A Currency Transaction Report is a regulatory filing required when a US financial institution processes a cash transaction exceeding USD 10,000 in a single business day — either as a single transaction or as aggregated transactions by or on behalf of one person. CTRs are mandated under the Bank Secrecy Act and filed electronically with FinCEN on Form 112.
What is the CTR threshold?
The CTR threshold is cash transactions exceeding USD 10,000 in a single business day. A USD 10,000.01 deposit is reportable; a USD 10,000.00 deposit is not. The threshold applies to aggregate cash activity by or on behalf of a single person on a single business day, so multiple smaller transactions exceeding USD 10,000 collectively are reportable.
What is the difference between a CTR and a SAR?
A CTR is a threshold-based filing — it is required whenever cash transactions exceed USD 10,000, regardless of whether suspicion exists. A SAR is a suspicion-based filing — it is required when the institution knows, suspects, or has reasonable grounds to suspect money laundering, terrorist financing, or a predicate offence, with no fixed threshold (general minimum USD 5,000). A single transaction can trigger both filings.
When must a CTR be filed?
Within 15 calendar days of the transaction. CTRs must be filed electronically through the FinCEN BSA E-Filing System on FinCEN Form 112, and the institution must retain a copy and supporting documentation for at least five years from the filing date.
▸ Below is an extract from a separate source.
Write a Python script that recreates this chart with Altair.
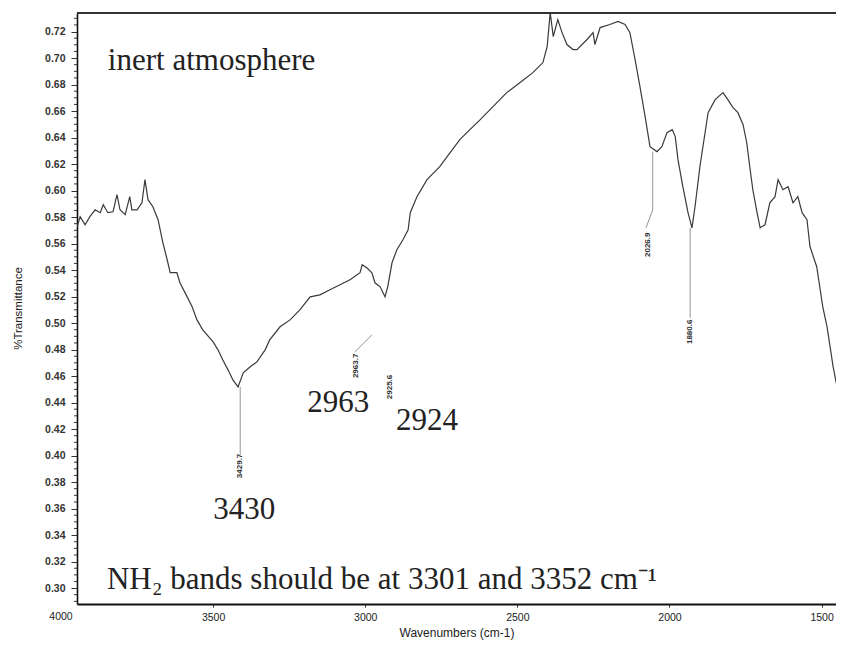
import altair as alt
import pandas as pd

# ---- spectrum ----
wavenumber = [3947, 3937, 3921, 3905, 3888, 3871, 3861, 3846, 3829, 3816, 3806, 3789, 3774, 3767,
              3750, 3734, 3724, 3714, 3698, 3681, 3665, 3651, 3641, 3619, 3609, 3592, 3569, 3553,
              3534, 3500, 3484, 3468, 3451, 3435, 3418, 3401, 3379, 3356, 3329, 3314, 3280, 3247,
              3215, 3181, 3149, 3116, 3083, 3050, 3017, 3010, 2995, 2978, 2968, 2951, 2935, 2926,
              2912, 2896, 2876, 2859, 2852, 2830, 2797, 2755, 2721, 2689, 2656, 2622, 2580, 2535,
              2491, 2449, 2416, 2402, 2392, 2382, 2367, 2353, 2337, 2317, 2304, 2271, 2251, 2245,
              2228, 2196, 2169, 2146, 2130, 2113, 2097, 2080, 2064, 2041, 2025, 2008, 1991, 1981,
              1972, 1956, 1939, 1926, 1916, 1900, 1873, 1850, 1824, 1808, 1791, 1775, 1758, 1746,
              1736, 1726, 1712, 1702, 1686, 1670, 1653, 1643, 1627, 1610, 1594, 1578, 1564, 1548,
              1538, 1516, 1506, 1496, 1482, 1472, 1462, 1449, 1430]
transmittance = [0.5727, 0.5803, 0.5742, 0.5803, 0.5855, 0.5833, 0.5893, 0.5833, 0.5840, 0.5969,
                 0.5855, 0.5818, 0.5954, 0.5855, 0.5855, 0.5908, 0.6082, 0.5931, 0.5878, 0.5780,
                 0.5606, 0.5478, 0.5380, 0.5380, 0.5304, 0.5228, 0.5123, 0.5024, 0.4949, 0.4858,
                 0.4798, 0.4722, 0.4647, 0.4571, 0.4518, 0.4624, 0.4669, 0.4707, 0.4798, 0.4873,
                 0.4972, 0.5024, 0.5100, 0.5198, 0.5213, 0.5251, 0.5289, 0.5327, 0.5380, 0.5440,
                 0.5417, 0.5380, 0.5304, 0.5274, 0.5198, 0.5274, 0.5455, 0.5553, 0.5629, 0.5704,
                 0.5833, 0.5954, 0.6082, 0.6180, 0.6286, 0.6384, 0.6460, 0.6535, 0.6633, 0.6739,
                 0.6815, 0.6890, 0.6966, 0.7087, 0.7344, 0.7162, 0.7291, 0.7192, 0.7102, 0.7064,
                 0.7064, 0.7140, 0.7192, 0.7102, 0.7230, 0.7253, 0.7276, 0.7253, 0.7192, 0.6988,
                 0.6785, 0.6558, 0.6331, 0.6294, 0.6331, 0.6437, 0.6460, 0.6407, 0.6233, 0.6029,
                 0.5833, 0.5719, 0.5878, 0.6180, 0.6588, 0.6686, 0.6739, 0.6686, 0.6626, 0.6588,
                 0.6497, 0.6361, 0.6180, 0.6006, 0.5833, 0.5719, 0.5742, 0.5908, 0.5954, 0.6082,
                 0.6006, 0.6029, 0.5908, 0.5954, 0.5833, 0.5780, 0.5576, 0.5425, 0.5274, 0.5123,
                 0.4972, 0.4820, 0.4669, 0.4518, 0.3969]

# ---- peak-pick labels (small, rotated) ----
peak_label_text = ["3429.7", "2963.7", "2925.6", "2026.9", "1880.6"]
peak_label_wn = [3411, 3030, 2919, 2070, 1932]
peak_label_t = [0.3922, 0.4677, 0.4518, 0.5591, 0.4934]

# leader lines from the peaks to their labels
leader_wn = [3411, 2055, 2055, 1932, 2978]
leader_wn2 = [3411, 2055, 2077, 1932, 3034]
leader_t = [0.4518, 0.6294, 0.5855, 0.5719, 0.4911]
leader_t2 = [0.4005, 0.5855, 0.5719, 0.5040, 0.4783]

# ---- large hand annotations ----
big_text = ["3430", "2963", "2924"]
big_wn = [3398, 3089, 2797]
big_t = [0.3522, 0.4330, 0.4193]

note_text = ["inert atmosphere", "NH\u2082 bands should be at 3301 and 3352 cm\u207b\u00b9"]
note_wn = [3846, 3849]
note_t = [0.6913, 0.2990]

x_ticks = [4000, 3500, 3000, 2500, 2000, 1500]
y_major = [round(0.30 + i * 0.02, 2) for i in range(22)]
y_minor = [round(0.29 + i * 0.005, 3) for i in range(89) if (i * 5) % 20 != 10]

spec = pd.DataFrame({"wn": wavenumber, "t": transmittance})
peaks = pd.DataFrame({"wn": peak_label_wn, "t": peak_label_t, "label": peak_label_text})
leaders = pd.DataFrame({"wn": leader_wn, "wn2": leader_wn2, "t": leader_t, "t2": leader_t2})
big = pd.DataFrame({"wn": big_wn, "t": big_t, "label": big_text})
notes = pd.DataFrame({"wn": note_wn, "t": note_t, "label": note_text})
minor = pd.DataFrame({"t": y_minor})
edge_label = pd.DataFrame({"wn": x_ticks[:1], "label": [str(v) for v in x_ticks[:1]]})

W, H = 759, 591
xscale = alt.Scale(domain=[3947.4, 1452.6], nice=False, zero=False)
yscale = alt.Scale(domain=[0.288, 0.734], nice=False, zero=False)

LABEL_FONT = "Liberation Sans"
x_axis = alt.Axis(
    values=x_ticks[1:], format="d", labelFlush=False, title="Wavenumbers (cm-1)", grid=False,
    labelFont=LABEL_FONT, labelFontSize=10.5, labelColor="#222",
    titleFont=LABEL_FONT, titleFontSize=12, titleFontWeight="normal", titleColor="#222",
    domainColor="#111", domainWidth=2, tickColor="#333", tickSize=3, labelPadding=5,
    titlePadding=5,
)
y_axis = alt.Axis(
    values=y_major, format=".2f", title="%Transmittance", grid=False,
    labelFont=LABEL_FONT, labelFontSize=10.5, labelFontWeight="bold", labelColor="#333",
    titleFont=LABEL_FONT, titleFontSize=11.5, titleFontWeight="normal", titleColor="#222",
    domainColor="#111", domainWidth=1.6, tickColor="#333", tickSize=6,
    labelPadding=6, titleAngle=270, titleAlign="center", titleBaseline="middle",
    titleX=-59, titleY=295,
)

X = lambda f: alt.X(f, type="quantitative", scale=xscale, axis=x_axis)
Y = lambda f: alt.Y(f, type="quantitative", scale=yscale, axis=y_axis)

line = alt.Chart(spec).mark_line(color="#3a3a3a", strokeWidth=1.2, clip=True).encode(
    x=X("wn"), y=Y("t"), order=alt.Order("wn:Q", sort="descending"),
)

minor_ticks = alt.Chart(minor).mark_rule(color="#333", strokeWidth=1).encode(
    y=Y("t"), x=alt.value(-3), x2=alt.value(0),
)

top_frame = alt.Chart(spec).mark_rule(color="#333", strokeWidth=1.6).encode(
    x=alt.value(0), x2=alt.value(W), y=alt.value(0),
)

# the 4000 tick label sits just left of the plot frame in the scan
first_label = alt.Chart(edge_label).mark_text(
    font=LABEL_FONT, fontSize=10.5, color="#222", align="center", baseline="top",
).encode(x=X("wn"), y=alt.value(H + 8), text="label:N")

leader_rules = alt.Chart(leaders).mark_rule(color="#888", strokeWidth=0.9).encode(
    x=X("wn"), x2="wn2:Q", y=Y("t"), y2="t2:Q",
)

peak_text = alt.Chart(peaks).mark_text(
    font=LABEL_FONT, fontSize=8, fontWeight="bold", angle=270, align="center",
    baseline="middle", color="#333",
).encode(x=X("wn"), y=Y("t"), text="label:N")

big_marks = alt.Chart(big).mark_text(
    font="Liberation Serif", fontSize=31, align="center", baseline="alphabetic", color="#222",
).encode(x=X("wn"), y=Y("t"), text="label:N")

note_marks = alt.Chart(notes).mark_text(
    font="Liberation Serif", fontSize=31, align="left", baseline="alphabetic", color="#222",
).encode(x=X("wn"), y=Y("t"), text="label:N")

chart = alt.layer(line, minor_ticks, top_frame, first_label, leader_rules, peak_text,
                  big_marks, note_marks).properties(
    width=W, height=H,
    autosize=alt.AutoSizeParams(type="none"),
    padding={"left": 69, "top": 5, "right": 0, "bottom": 36},
    background="white",
).configure_view(stroke=None)

chart.save("out.html", embed_options={"renderer": "svg", "actions": False})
Is structuring transactions to avoid a CTR illegal?
Yes. Deliberately structuring transactions to avoid the CTR threshold — for example, splitting a large cash deposit into multiple smaller deposits kept below USD 10,000 — is a federal crime under 31 U.S.C. § 5324, separate from any underlying money-laundering offence. Structuring almost always triggers a SAR filing even though no individual transaction crosses the CTR threshold.